* Collected data:
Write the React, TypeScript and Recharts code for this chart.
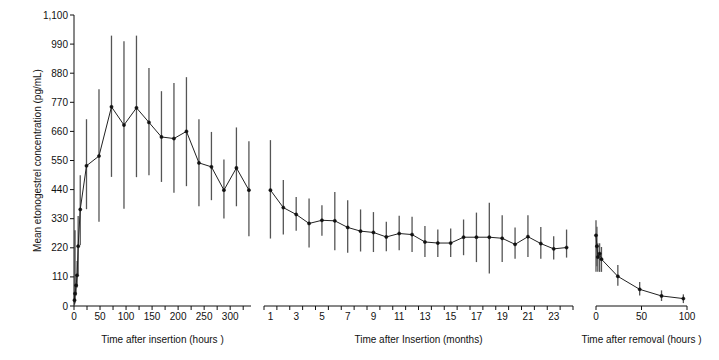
import { LineChart, Line, XAxis, YAxis, ErrorBar, Label } from "recharts";

// ─── Inserção (horas) ─────────────────────────────────────────────────────────
const insHours = [1, 2, 4, 6, 8, 12, 24, 48, 72, 96, 120, 144, 168, 192, 216, 240, 264, 288, 312, 336];
const insMean = [22, 47, 78, 116, 226, 365, 530, 567, 753, 684, 749, 694, 639, 633, 660, 541, 526, 438, 522, 438];
const insLow = [5, 10, 40, 70, 120, 230, 366, 318, 488, 368, 487, 494, 469, 428, 453, 377, 400, 331, 377, 264];
const insHigh = [45, 286, 120, 170, 340, 494, 706, 819, 1022, 1001, 1022, 900, 812, 843, 865, 706, 658, 554, 675, 623];

// ─── Inserção (meses) ─────────────────────────────────────────────────────────
const months = [1, 2, 3, 4, 5, 6, 7, 8, 9, 10, 11, 12, 13, 14, 15, 16, 17, 18, 19, 20, 21, 22, 23, 24];
const monMean = [438, 372, 346, 312, 324, 322, 297, 283, 278, 261, 274, 270, 242, 238, 238, 260, 260, 260, 256, 233, 262, 236, 216, 221];
const monLow = [255, 270, 284, 221, 266, 211, 201, 206, 204, 207, 211, 204, 185, 185, 185, 192, 166, 123, 166, 179, 185, 179, 176, 183];
const monHigh = [627, 476, 412, 406, 381, 431, 400, 365, 355, 318, 341, 337, 302, 289, 293, 327, 353, 390, 343, 297, 343, 299, 264, 289];

// ─── Remoção (horas) ──────────────────────────────────────────────────────────
const remHours = [0, 1, 2, 4, 6, 24, 48, 72, 96];
const remMean = [267, 226, 185, 198, 177, 112, 63, 38, 28];
const remLow = [129, 150, 129, 129, 129, 77, 40, 19, 11];
const remHigh = [324, 300, 237, 237, 223, 155, 91, 59, 44];

// eixos
const yTicks = [0, 110, 220, 330, 440, 550, 660, 770, 880, 990, 1100];
const hourTicks = [0, 25, 50, 75, 100, 125, 150, 175, 200, 225, 250, 275, 300, 325];
const monthEdges = [0.5, 1.5, 2.5, 3.5, 4.5, 5.5, 6.5, 7.5, 8.5, 9.5, 10.5, 11.5, 12.5, 13.5, 14.5, 15.5, 16.5, 17.5, 18.5, 19.5, 20.5, 21.5, 22.5, 23.5, 24.5];
const monthLabels = [1, 3, 5, 7, 9, 11, 13, 15, 17, 19, 21, 23];
const remTicks = [0, 50, 100];

const build = (xs: number[], mean: number[], low: number[], high: number[]) =>
  xs.map((x, i) => ({ x, y: mean[i], err: [mean[i] - low[i], high[i] - mean[i]] }));

const insData = build(insHours, insMean, insLow, insHigh);
const monData = build(months, monMean, monLow, monHigh);
const remData = build(remHours, remMean, remLow, remHigh);

const INK = "#111";
const BAR = "#555";
const tickStyle = { fontSize: 10, fill: INK };
const titleStyle = { fontSize: 10, fill: INK };
const H = 360;
const TOP = 15;
const AXIS_H = 54;

// painel dos meses: largura útil e meia categoria (rótulo fica entre dois traços)
const MON_W = 309;
const HALF_MONTH = MON_W / 24 / 2;

function MonthTick(props: any) {
  const { x, y, payload } = props;
  const m = payload.value + 0.5;
  if (!monthLabels.includes(m)) return null;
  return (
    <text x={x + HALF_MONTH} y={y} dy="0.71em" textAnchor="middle" fontSize={10} fill={INK}>
      {m}
    </text>
  );
}

function Series() {
  return (
    <Line
      dataKey="y"
      stroke="#222"
      strokeWidth={1}
      dot={{ r: 1.6, fill: INK, stroke: INK, strokeWidth: 0.5 }}
      isAnimationActive={false}
    >
      <ErrorBar dataKey="err" width={0} stroke={BAR} strokeWidth={1.3} direction="y" isAnimationActive={false} />
    </Line>
  );
}

export default function App() {
  return (
    <div
      style={{
        position: "absolute",
        left: 0,
        top: 0,
        width: 719,
        height: H,
        background: "#fff",
        fontFamily: '"Liberation Sans", Arial, sans-serif',
      }}
    >
      {/* painel 1 — horas após inserção */}
      <div style={{ position: "absolute", left: 0, top: 0 }}>
        <LineChart width={260} height={H} data={insData} margin={{ top: TOP, right: 9, left: 0, bottom: 0 }}>
          <YAxis
            type="number"
            domain={[0, 1100]}
            ticks={yTicks}
            interval={0}
            width={74}
            tickSize={4}
            tickMargin={2}
            tick={tickStyle}
            stroke={INK}
            tickFormatter={(v: number) => v.toLocaleString("en-US")}
          >
            <Label value="Mean etonogestrel concentration (pg/mL)" angle={-90} position="center" style={titleStyle} />
          </YAxis>
          <XAxis
            type="number"
            dataKey="x"
            domain={[0, 340]}
            ticks={hourTicks}
            interval={0}
            height={AXIS_H}
            tickSize={4}
            tickMargin={3}
            tick={tickStyle}
            stroke={INK}
            tickFormatter={(v: number) => (v % 50 === 0 ? String(v) : "")}
          >
            <Label value="Time after insertion (hours )" position="insideBottom" offset={17} style={titleStyle} />
          </XAxis>
          <Series />
        </LineChart>
      </div>

      {/* painel 2 — meses após inserção */}
      <div style={{ position: "absolute", left: 254, top: 0 }}>
        <LineChart width={MON_W + 20} height={H} data={monData} margin={{ top: TOP, right: 10, left: 10, bottom: 0 }}>
          <YAxis type="number" domain={[0, 1100]} hide />
          <XAxis
            type="number"
            dataKey="x"
            domain={[0.5, 24.5]}
            ticks={monthEdges}
            interval={0}
            height={AXIS_H}
            tickSize={4}
            tickMargin={3}
            tick={<MonthTick />}
            stroke={INK}
          >
            <Label value="Time after Insertion (months)" position="insideBottom" offset={17} style={titleStyle} />
          </XAxis>
          <Series />
        </LineChart>
      </div>

      {/* painel 3 — horas após remoção */}
      <div style={{ position: "absolute", left: 556, top: 0 }}>
        <LineChart width={163} height={H} data={remData} margin={{ top: TOP, right: 32, left: 40, bottom: 0 }}>
          <YAxis type="number" domain={[0, 1100]} hide />
          <XAxis
            type="number"
            dataKey="x"
            domain={[0, 100]}
            ticks={remTicks}
            interval={0}
            height={AXIS_H}
            tickSize={4}
            tickMargin={3}
            tick={tickStyle}
            stroke={INK}
          >
            <Label value="Time after removal (hours )" position="insideBottom" offset={17} style={titleStyle} />
          </XAxis>
          <Series />
        </LineChart>
      </div>
    </div>
  );
}
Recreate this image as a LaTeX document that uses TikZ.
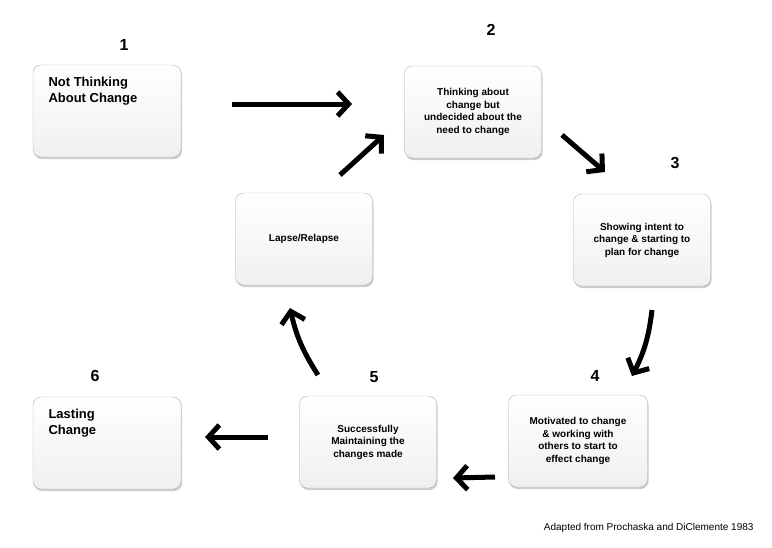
\documentclass[tikz,border=0pt]{standalone}
\usepackage{fontspec}
\setmainfont{Liberation Sans}
\usetikzlibrary{shadows,arrows.meta}
\tikzset{
  stage/.style={draw=gray!60, rounded corners=8pt, top color=white, bottom color=gray!12,
    drop shadow={shadow xshift=1pt, shadow yshift=-2pt, opacity=.4},
    minimum width=137pt, minimum height=92pt, align=center, font=\bfseries\fontsize{10}{12.5}\selectfont},
  num/.style={font=\bfseries\fontsize{16}{18}\selectfont},
  move/.style={line width=5pt, -{Straight Barb[length=11pt,width=24pt,line width=5pt]}}
}
\begin{document}
\begin{tikzpicture}[x=1pt,y=-1pt]
\useasboundingbox (0,0) rectangle (772,547);
\node[stage, minimum width=148pt] (s1) at (107,111) {};
\node[anchor=north west, align=left, font=\bfseries\fontsize{13}{15.5}\selectfont] at (45,74) {Not Thinking\\About Change};
\node[stage] (s2) at (473,112) {Thinking about\\change but\\undecided about the\\need to change};
\node[stage] (s3) at (642,240) {Showing intent to\\change \& starting to\\plan for change};
\node[stage, minimum width=139pt] (s4) at (578,441) {Motivated to change\\\& working with\\others to start to\\effect change};
\node[stage] (s5) at (368,442) {Successfully\\Maintaining the\\changes made};
\node[stage, minimum width=148pt] (s6) at (107,443) {};
\node[anchor=north west, align=left, font=\bfseries\fontsize{13}{15.5}\selectfont] at (45,406) {Lasting\\Change};
\node[stage] (lr) at (304,239) {Lapse/Relapse};
% numbers
\node[num] (n1) at (124,45) {1};
\node[num] (n2) at (491,30) {2};
\node[num] (n3) at (675,163) {3};
\node[num] (n4) at (595,376) {4};
\node[num] (n5) at (374,377) {5};
\node[num] (n6) at (95,376) {6};
% arrows
\coordinate (a1) at (232,104); \coordinate (b1) at (352,104);
\coordinate (a2) at (562,135); \coordinate (b2) at (605,172);
\coordinate (a3) at (652,310); \coordinate (b3) at (632,376);
\coordinate (a4) at (495,477); \coordinate (b4) at (453,478);
\coordinate (a5) at (268,437); \coordinate (b5) at (205,437);
\coordinate (a6) at (318,375); \coordinate (b6) at (290,308);
\coordinate (a7) at (340,175); \coordinate (b7) at (384,135);
\draw[move] (a1) -- (b1);
\draw[move] (a2) -- (b2);
\draw[move] (a3) to[bend left=10] (b3);
\draw[move] (a4) -- (b4);
\draw[move] (a5) -- (b5);
\draw[move] (a6) to[bend left=10] (b6);
\draw[move] (a7) -- (b7);
\node[anchor=east, font=\fontsize{10}{12}\selectfont] (src) at (757,528) {Adapted from Prochaska and DiClemente 1983};
\end{tikzpicture}
\end{document}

* YOUR INSTRUCTIONS:
Write out exactly the lines between the start of the data and the line with "554, 675, 623];", including both, but none of the pictures.

* WRITTEN ANSWER:
Write the React, TypeScript and Recharts code for this chart.
import { LineChart, Line, XAxis, YAxis, ErrorBar, Label } from "recharts";

// ─── Inserção (horas) ─────────────────────────────────────────────────────────
const insHours = [1, 2, 4, 6, 8, 12, 24, 48, 72, 96, 120, 144, 168, 192, 216, 240, 264, 288, 312, 336];
const insMean = [22, 47, 78, 116, 226, 365, 530, 567, 753, 684, 749, 694, 639, 633, 660, 541, 526, 438, 522, 438];
const insLow = [5, 10, 40, 70, 120, 230, 366, 318, 488, 368, 487, 494, 469, 428, 453, 377, 400, 331, 377, 264];
const insHigh = [45, 286, 120, 170, 340, 494, 706, 819, 1022, 1001, 1022, 900, 812, 843, 865, 706, 658, 554, 675, 623];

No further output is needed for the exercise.